One of my most favorite things about being sober is waking up early every morning and feeling absolutely fabulous. Not sleeping in or going about my day with remorse or regret about what I did or said the night before. I am more productive sober than I was ever capable of being during years of drinking. You may notice, I’ve been publishing more blogs. My mind is clear and focused. My choices are better thought out and not reckless, so that’s a plus. My relationships have improved and I feel better about myself overall which is something I struggled with for many years.

For the longest time, I doubted my every move. I’ve struggled with anxiety for years. Alcohol was never something that helped with any of this. In fact, it only made matters worse, every single time. That is why I decided to kick the madness to the curb and live a life free from addictive substances. I don’t drink. I don’t smoke. I work out every day and eat healthy. I try my best to stay on a steady track of living a life that I can feel proud of and make the most of the time I am given here on earth.

Here are several tips for anyone who is ready to ditch the bottle and get sober. Also, be sure to leave any questions or comments you have for me in the comment section at the bottom of this page. I love hearing from you all!

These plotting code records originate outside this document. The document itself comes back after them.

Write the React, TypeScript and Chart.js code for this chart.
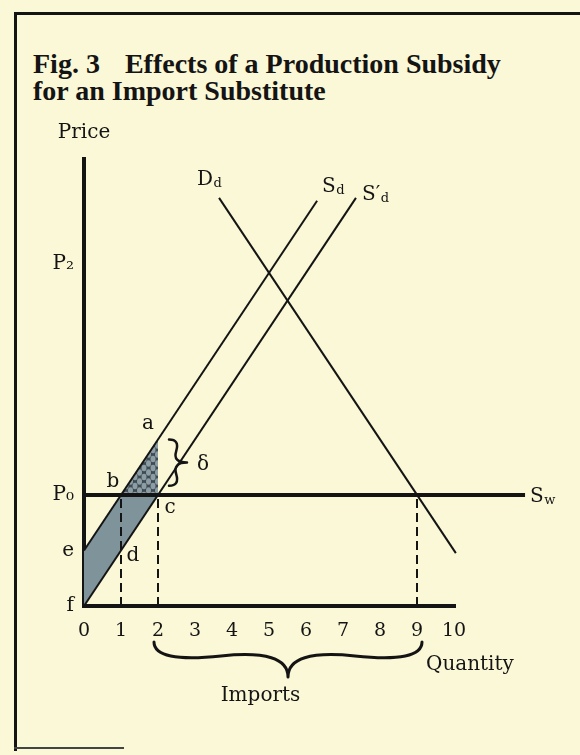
import React, { useEffect, useRef } from 'react';
import { Chart, registerables } from 'chart.js';

Chart.register(...registerables);

// Axis ticks
const quantityTicks = [0, 1, 2, 3, 4, 5, 6, 7, 8, 9, 10];
const priceTickValues = [0, 1.5, 3, 9.25];
const priceTickLabels = ['f', 'e', 'P₀', 'P₂'];

// Curves as (quantity, price) end points
const worldPrice = 3;
const demandCurve = [{ x: 3.65, y: 11.03 }, { x: 10.05, y: 1.43 }];
const supplyCurve = [{ x: 0, y: 1.5 }, { x: 6.3, y: 10.95 }];
const subsidizedSupplyCurve = [{ x: 0, y: 0 }, { x: 7.35, y: 11.03 }];
const worldSupplyLine = [{ x: 0, y: worldPrice }, { x: 11.92, y: worldPrice }];
const quantityAxisLine = [{ x: 0, y: 0 }, { x: 10, y: 0 }];
const dropLineQuantities = [1, 2, 9];

// Shaded areas: producer gain (e-b-c-f) and the cost triangle (b-a-c)
const subsidyAreaTop = [{ x: 0, y: 1.5 }, { x: 1, y: 3 }, { x: 2, y: 3 }];
const subsidyAreaBottom = [{ x: 0, y: 0 }, { x: 2, y: 3 }];
const costAreaTop = [{ x: 1, y: 3 }, { x: 2, y: 4.5 }];
const costAreaBottom = [{ x: 1, y: 3 }, { x: 2, y: 3 }];

// Lettered points
const pointNames = ['a', 'b', 'c', 'd'];
const pointQuantities = [2, 1, 2, 1];
const pointPrices = [4.5, 3, 3, 1.5];

// Curve names (main letter + subscript)
const curveNames = ['D', 'S', 'S′', 'S'];
const curveSubscripts = ['d', 'd', 'd', 'w'];

// Bracketed ranges
const importsRange = [2, 9];
const subsidyGapPrices = [4.5, 3.25];

const INK = '#141414';
const SERIF = "'DejaVu Serif', serif";
const PAPER = '#fbf8d7';

function drawBrace(ctx: CanvasRenderingContext2D, x1: number, y1: number, x2: number, y2: number, w: number, q = 0.6) {
  let dx = x1 - x2;
  let dy = y1 - y2;
  const len = Math.sqrt(dx * dx + dy * dy);
  dx /= len;
  dy /= len;
  const qx1 = x1 + q * w * dy;
  const qy1 = y1 - q * w * dx;
  const qx2 = x1 - 0.25 * len * dx + (1 - q) * w * dy;
  const qy2 = y1 - 0.25 * len * dy - (1 - q) * w * dx;
  const tx = x1 - 0.5 * len * dx + w * dy;
  const ty = y1 - 0.5 * len * dy - w * dx;
  const qx3 = x2 + q * w * dy;
  const qy3 = y2 - q * w * dx;
  const qx4 = x1 - 0.75 * len * dx + (1 - q) * w * dy;
  const qy4 = y1 - 0.75 * len * dy - (1 - q) * w * dx;
  ctx.beginPath();
  ctx.moveTo(x1, y1);
  ctx.quadraticCurveTo(qx1, qy1, qx2, qy2);
  ctx.quadraticCurveTo(2 * qx2 - qx1, 2 * qy2 - qy1, tx, ty);
  ctx.moveTo(x2, y2);
  ctx.quadraticCurveTo(qx3, qy3, qx4, qy4);
  ctx.quadraticCurveTo(2 * qx4 - qx3, 2 * qy4 - qy3, tx, ty);
  ctx.stroke();
}

const annotationPlugin = {
  id: 'figureAnnotations',
  afterDatasetsDraw(chart: any) {
    const { ctx, chartArea } = chart;
    const xs = chart.scales.x;
    const ys = chart.scales.y;
    const px = (v: number) => xs.getPixelForValue(v);
    const py = (v: number) => ys.getPixelForValue(v);

    ctx.save();
    ctx.fillStyle = INK;
    ctx.strokeStyle = INK;
    ctx.font = `20px ${SERIF}`;
    ctx.textAlign = 'center';
    ctx.textBaseline = 'middle';

    const pointOffsets = [[-10, -16], [-8, -13], [12, 13], [12, 5]];
    pointNames.forEach((name, i) => {
      ctx.fillText(name, px(pointQuantities[i]) + pointOffsets[i][0], py(pointPrices[i]) + pointOffsets[i][1]);
    });

    const anchors = [demandCurve[0], supplyCurve[1], subsidizedSupplyCurve[1], worldSupplyLine[1]];
    const curveOffsets = [[-22, -18], [5, -14], [6, -3], [5, 2]];
    ctx.textAlign = 'left';
    curveNames.forEach((name, i) => {
      const lx = px(anchors[i].x) + curveOffsets[i][0];
      const ly = py(anchors[i].y) + curveOffsets[i][1];
      ctx.font = `20px ${SERIF}`;
      ctx.fillText(name, lx, ly);
      const wMain = ctx.measureText(name).width;
      ctx.font = `13px ${SERIF}`;
      ctx.fillText(curveSubscripts[i], lx + wMain + 0.5, ly + 4);
    });

    ctx.font = `20px ${SERIF}`;
    ctx.textAlign = 'center';
    ctx.fillText('Price', px(0), chartArea.top - 26);

    ctx.textAlign = 'left';
    ctx.fillText('Quantity', px(10) - 28, py(0) + 59);

    ctx.lineWidth = 3;
    ctx.lineCap = 'round';
    drawBrace(ctx, px(importsRange[0]) - 4, py(0) + 36, px(importsRange[1]) + 5, py(0) + 36, 35);
    ctx.textAlign = 'center';
    ctx.fillText('Imports', (px(importsRange[0]) + px(importsRange[1])) / 2 - 27, py(0) + 90);

    ctx.lineWidth = 2.5;
    drawBrace(ctx, px(2) + 11, py(subsidyGapPrices[0]), px(2) + 11, py(subsidyGapPrices[1]), -18);
    ctx.font = `20px ${SERIF}`;
    ctx.fillText('δ', px(2) + 45, py((subsidyGapPrices[0] + 3) / 2) - 2);

    ctx.restore();
  },
};

function makeHatch(): CanvasPattern | string {
  const size = 9;
  const tile = document.createElement('canvas');
  tile.width = size;
  tile.height = size;
  const t = tile.getContext('2d');
  if (!t) return '#5a686e';
  t.fillStyle = '#3f4b52';
  t.fillRect(0, 0, size, size);
  t.fillStyle = '#8c9da3';
  const h = size / 2;
  const blobs = [[h, h], [0, 0], [size, 0], [0, size], [size, size]];
  blobs.forEach(([bx, by]) => {
    t.beginPath();
    t.ellipse(bx, by, 2.5, 3.3, 0, 0, Math.PI * 2);
    t.fill();
  });
  const pattern = t.createPattern(tile, 'repeat');
  return pattern || '#5a686e';
}

export default function App() {
  const canvasRef = useRef<HTMLCanvasElement | null>(null);

  useEffect(() => {
    if (!canvasRef.current) return;
    const hatch = makeHatch();
    const line = (data: { x: number; y: number }[], width: number, extra: any = {}) => ({
      data,
      showLine: true,
      borderColor: INK,
      borderWidth: width,
      pointRadius: 0,
      fill: false,
      clip: false,
      order: 1,
      ...extra,
    });

    const dropLines = dropLineQuantities.map((q) =>
      line([{ x: q, y: 0 }, { x: q, y: worldPrice }], 2, { borderDash: [9, 5] })
    );

    const chart = new Chart(canvasRef.current, {
      type: 'scatter',
      data: {
        datasets: [
          line(subsidyAreaTop, 0, { fill: 1, backgroundColor: '#7f939a', order: 10 }),
          line(subsidyAreaBottom, 0, { order: 10 }),
          line(costAreaTop, 0, { fill: 3, backgroundColor: hatch, order: 9 }),
          line(costAreaBottom, 0, { order: 9 }),
          ...dropLines,
          line(supplyCurve, 2),
          line(subsidizedSupplyCurve, 2),
          line(demandCurve, 2),
          line(worldSupplyLine, 4),
          line(quantityAxisLine, 4, { borderCapStyle: 'square' }),
        ],
      },
      options: {
        animation: false,
        responsive: false,
        maintainAspectRatio: false,
        layout: { padding: { left: 44, right: 52, top: 159, bottom: 119 } },
        plugins: {
          legend: { display: false },
          tooltip: { enabled: false },
          title: { display: false },
        },
        scales: {
          x: {
            type: 'linear',
            min: 0,
            max: 12,
            grid: { display: false, drawTicks: false },
            border: { display: false },
            afterBuildTicks: (axis: any) => {
              axis.ticks = quantityTicks.map((v) => ({ value: v }));
            },
            afterFit: (axis: any) => {
              axis.height = 30;
            },
            ticks: {
              autoSkip: false,
              maxRotation: 0,
              padding: 14,
              color: INK,
              font: { family: SERIF, size: 19 },
              callback: (v: any) => String(v),
            },
          },
          y: {
            type: 'linear',
            min: 0,
            max: 12.08,
            grid: { display: false, drawTicks: false },
            border: { display: true, color: INK, width: 4 },
            afterBuildTicks: (axis: any) => {
              axis.ticks = priceTickValues.map((v) => ({ value: v }));
            },
            afterFit: (axis: any) => {
              axis.width = 40;
            },
            ticks: {
              autoSkip: false,
              padding: 10,
              color: INK,
              font: { family: SERIF, size: 20 },
              callback: (v: any) => {
                const i = priceTickValues.indexOf(Number(v));
                return i >= 0 ? priceTickLabels[i] : '';
              },
            },
          },
        },
      },
      plugins: [annotationPlugin],
    });

    return () => chart.destroy();
  }, []);

  return (
    <div
      style={{
        position: 'absolute',
        left: 0,
        top: 0,
        width: 580,
        height: 755,
        overflow: 'hidden',
        background: PAPER,
      }}
    >
      {/* page frame */}
      <div
        style={{
          position: 'absolute',
          left: 14,
          top: 12,
          width: 600,
          height: 736,
          borderLeft: `3px solid ${INK}`,
          borderTop: `3px solid ${INK}`,
        }}
      />
      <div
        style={{
          position: 'absolute',
          left: 14,
          top: 747,
          width: 110,
          height: 0,
          borderTop: `2px solid #444`,
        }}
      />
      <div
        style={{
          position: 'absolute',
          left: 33,
          top: 50,
          font: "bold 28px 'Liberation Serif', serif",
          lineHeight: '27px',
          color: INK,
          whiteSpace: 'nowrap',
        }}
      >
        <div>
          <span style={{ marginRight: 18 }}>Fig. 3</span> Effects of a Production Subsidy
        </div>
        <div>for an Import Substitute</div>
      </div>
      <canvas
        ref={canvasRef}
        width={580}
        height={755}
        style={{ position: 'absolute', left: 0, top: 0, width: 580, height: 755 }}
      />
    </div>
  );
}
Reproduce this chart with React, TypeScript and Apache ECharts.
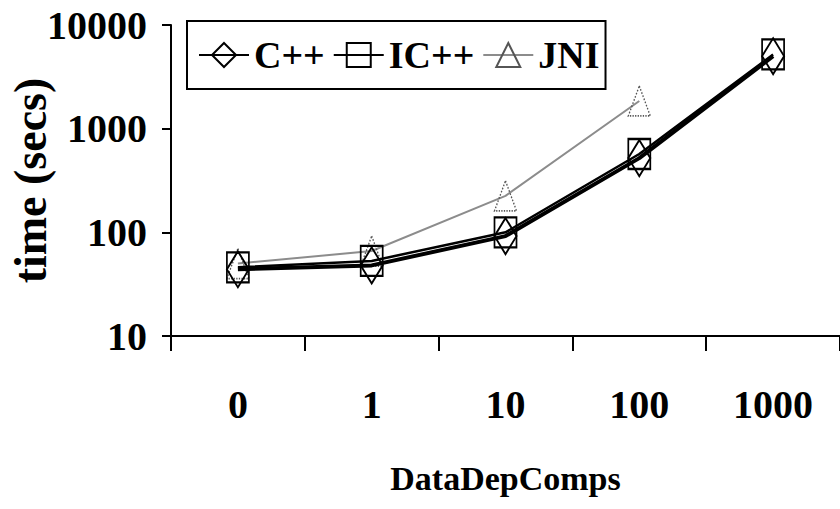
import React, { useEffect, useRef } from "react";
import * as echarts from "echarts";

const categories = ["0", "1", "10", "100", "1000"];
const cppValues = [44, 48, 92, 520, 5000];
const icppValues = [46, 53, 100, 570, 5200];
const jniValues: (number | null)[] = [50, 66, 225, 1850, null];
const seriesNames = ["C++", "IC++", "JNI"];
const yAxisName = "time (secs)";
const xAxisName = "DataDepComps";

const FONT = '"Liberation Serif", "Times New Roman", serif';

export default function App() {
  const ref = useRef<HTMLDivElement>(null);
  useEffect(() => {
    if (!ref.current) return;
    const chart = echarts.init(ref.current, null, { renderer: "svg" });
    const hollow = "rgba(255,255,255,0)";
    chart.setOption({
      animation: false,
      backgroundColor: "#fff",
      textStyle: { fontFamily: FONT, fontWeight: "bold", color: "#000" },
      grid: { left: 171, right: 0, top: 25, bottom: 173, containLabel: false, outerBoundsMode: "none" },
      legend: {
        data: seriesNames,
        left: 187,
        top: 21,
        padding: [15, 6, 15, 11],
        borderColor: "#000",
        borderWidth: 2,
        itemWidth: 50,
        itemHeight: 30,
        itemGap: 8,
        textStyle: { fontFamily: FONT, fontWeight: "bold", fontSize: 38, color: "#000" },
      },
      xAxis: {
        type: "category",
        data: categories,
        boundaryGap: true,
        name: xAxisName,
        nameLocation: "middle",
        nameGap: 125,
        nameMoveOverlap: false,
        nameTextStyle: { fontFamily: FONT, fontWeight: "bold", fontSize: 34, color: "#000" },
        axisLine: { lineStyle: { color: "#000", width: 2 } },
        axisTick: { show: true, length: 15, inside: false, interval: 0, lineStyle: { color: "#000", width: 2 } },
        axisLabel: { fontFamily: FONT, fontWeight: "bold", fontSize: 40, color: "#000", margin: 48, interval: 0 },
        splitLine: { show: false },
      },
      yAxis: {
        type: "log",
        logBase: 10,
        min: 10,
        max: 10000,
        name: yAxisName,
        nameLocation: "middle",
        nameGap: 118,
        nameMoveOverlap: false,
        nameTextStyle: { fontFamily: FONT, fontWeight: "bold", fontSize: 46, color: "#000" },
        axisLine: { show: true, lineStyle: { color: "#000", width: 2 } },
        axisTick: { show: true, length: 9, inside: false, lineStyle: { color: "#000", width: 2 } },
        axisLabel: {
          fontFamily: FONT,
          fontWeight: "bold",
          fontSize: 40,
          color: "#000",
          margin: 24,
          formatter: (v: number) => String(Math.round(v)),
        },
        splitLine: { show: false },
        minorTick: { show: false },
      },
      series: [
        {
          name: seriesNames[0],
          type: "line",
          data: cppValues,
          symbol: "diamond",
          symbolSize: [22, 36],
          z: 3,
          lineStyle: { color: "#000", width: 4 },
          itemStyle: { color: hollow, borderColor: "#000", borderWidth: 2 },
        },
        {
          name: seriesNames[1],
          type: "line",
          data: icppValues,
          symbol: "rect",
          symbolSize: [22, 30],
          z: 4,
          lineStyle: { color: "#000", width: 2.5 },
          itemStyle: { color: hollow, borderColor: "#000", borderWidth: 2 },
        },
        {
          name: seriesNames[2],
          type: "line",
          data: jniValues,
          symbol: "triangle",
          symbolSize: [22, 30],
          z: 2,
          connectNulls: false,
          lineStyle: { color: "#8c8c8c", width: 2 },
          itemStyle: { color: hollow, borderColor: "#555", borderWidth: 1.5, borderType: "dotted" },
        },
      ],
    });
    return () => chart.dispose();
  }, []);
  return (
    <div
      ref={ref}
      style={{ position: "fixed", left: 0, top: 0, width: 840, height: 509, background: "#fff" }}
    />
  );
}
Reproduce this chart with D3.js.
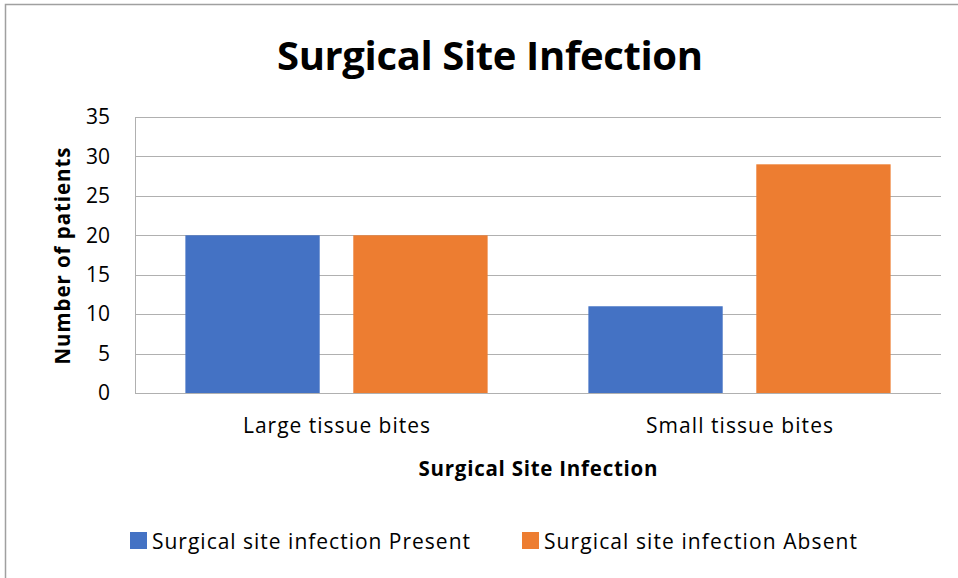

  1. Tell those close to you that you have decided to quit drinking or getting high. Ask them kindly to please respect your wishes and not pressure you to participate in using or consuming addictive substances (drugs and alcohol).
  2. Get rid of any alcohol you have in the house. Give it or throw it away. Convenient access to alcohol, weed, cigarettes, you name it, will make it more difficult to quit.
  3. Distance yourself from anyone and everyone who tempt you to use drugs and alcohol. Anyone who does not respect your desire to get sober is not your friend. Find sober friends who support your goals instead.
  4. Make it a point to wake up early and work out in the morning. Holding yourself accountable for morning activity could lessen your temptation to drink the night before.
  5. Read The Alcoholism and Addiction Cure by Pax and Chris Prentiss
  6. Start a journal and practice writing in it once a day to release your thoughts, ideas, and feelings about the past, present, or future.
  7. Meditate once a day to relax and rewire your mind to create a healthy flow of thinking and being. Meditation can also help with cravings to addictive substances.
  8. Find an outdoor activity you enjoy doing such as running, hiking, surfing, golfing, paddle boarding, yoga, photography, or gardening. Getting fresh air and sunshine as often as possible is an essential way to give your mind, body, and spirit the natural nutrients it needs.
  9. When you feel the desire to drink or use drugs, stop and ask yourself, “What will this solve? Why do I want to put this in my body? What am I running from?” Allow yourself the opportunity to discover clarity on how you’re feeling at that moment so you can pause and pivot to make a better choice.
  10. If you feel that you need professional help to get and stay sober, call Passages Addiction Treatment Centers.

“You are not an alcoholic or an addict. You are not incurably diseased. You have merely become dependent on substances or addictive behavior to cope with underlying conditions that you are now going to heal, at which time your dependency will cease completely and forever.”